I recognized when I referred in my sermon to a CBC radio podcast from the program Tapestry, that it would be good to provide a link to it, so that people could check it out for themselves.

Here is that link: http://podcast.cbc.ca/mp3/tapestry_20110109_43531.mp3

I was also aware as I worked with the podcast that each of the four people in the stories about “Road to Damascus” experiences moved from their former religious orientation to devotion to a form of Islam. ( It’s interesting that the CBC producers used a Christian, biblical reference in their title.) The choice to feature all these stories about conversion to Islam may reflect the reality that Islam is the fastest growing religion in the world. I note that as a statistical fact, not as something that I am particularly concerned about.

As a person of faith, a spiritual director, and a pastor, I have come to a place in my own spiritual journey at which I am not overly concerned with the “brand” of religion a person practices, as long as it is life giving, sane, and involves compassion to self and others.

I believe that a life lived with awareness of our relationship to God, (whatever we call that God,) is a better life. I don’t agree intellectually with the theological claims and arguments of many “fellow” Christians. That does not stand in the way of my seeing them as kind and good and faithful people.

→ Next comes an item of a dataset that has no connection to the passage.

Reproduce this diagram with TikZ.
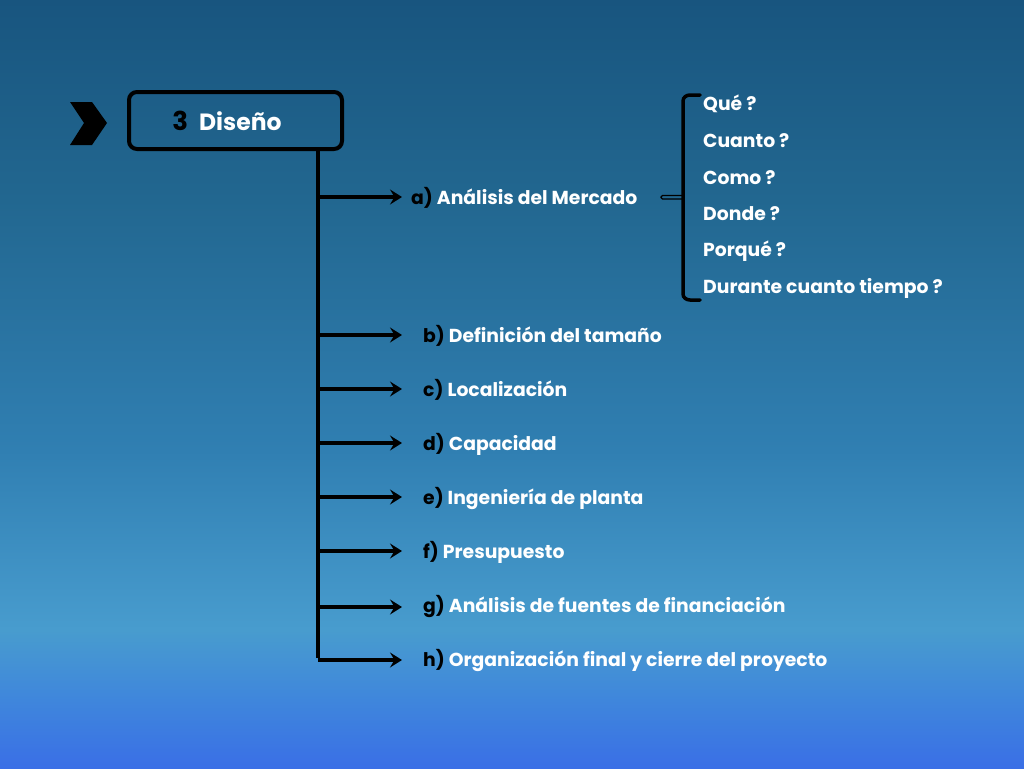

The same is true of people who adhere to other religions. If their religion has helped form them as loving, and helpful, and peaceful people, I don’t feel the need to dissect their theology, or to argue that my “brand” of spiritual soap is a more effective cleanser of souls.

The other thing I did not have space to develop in Sunday’s sermon was that the two conversion stories I told, one about Saul the Pharisee, and the other about Charles, who becomes Abdullah, are both about movement into a new community of faith. Over the more than 30 years since my own religious conversion, I have tended to focus on conversion as a highly personal experience- God at work in my life, in my soul. This may be because my analysis of conversion has been influenced by the study of the psychology of religious conversion, and that the works I have read in this field have been mostly the products of North American culture, with its inherent individualism. Or it may be that I am finally waking up to the fact that none of us make the spiritual journey on our own.

Like Saul on the road, we need the help of travelling companions.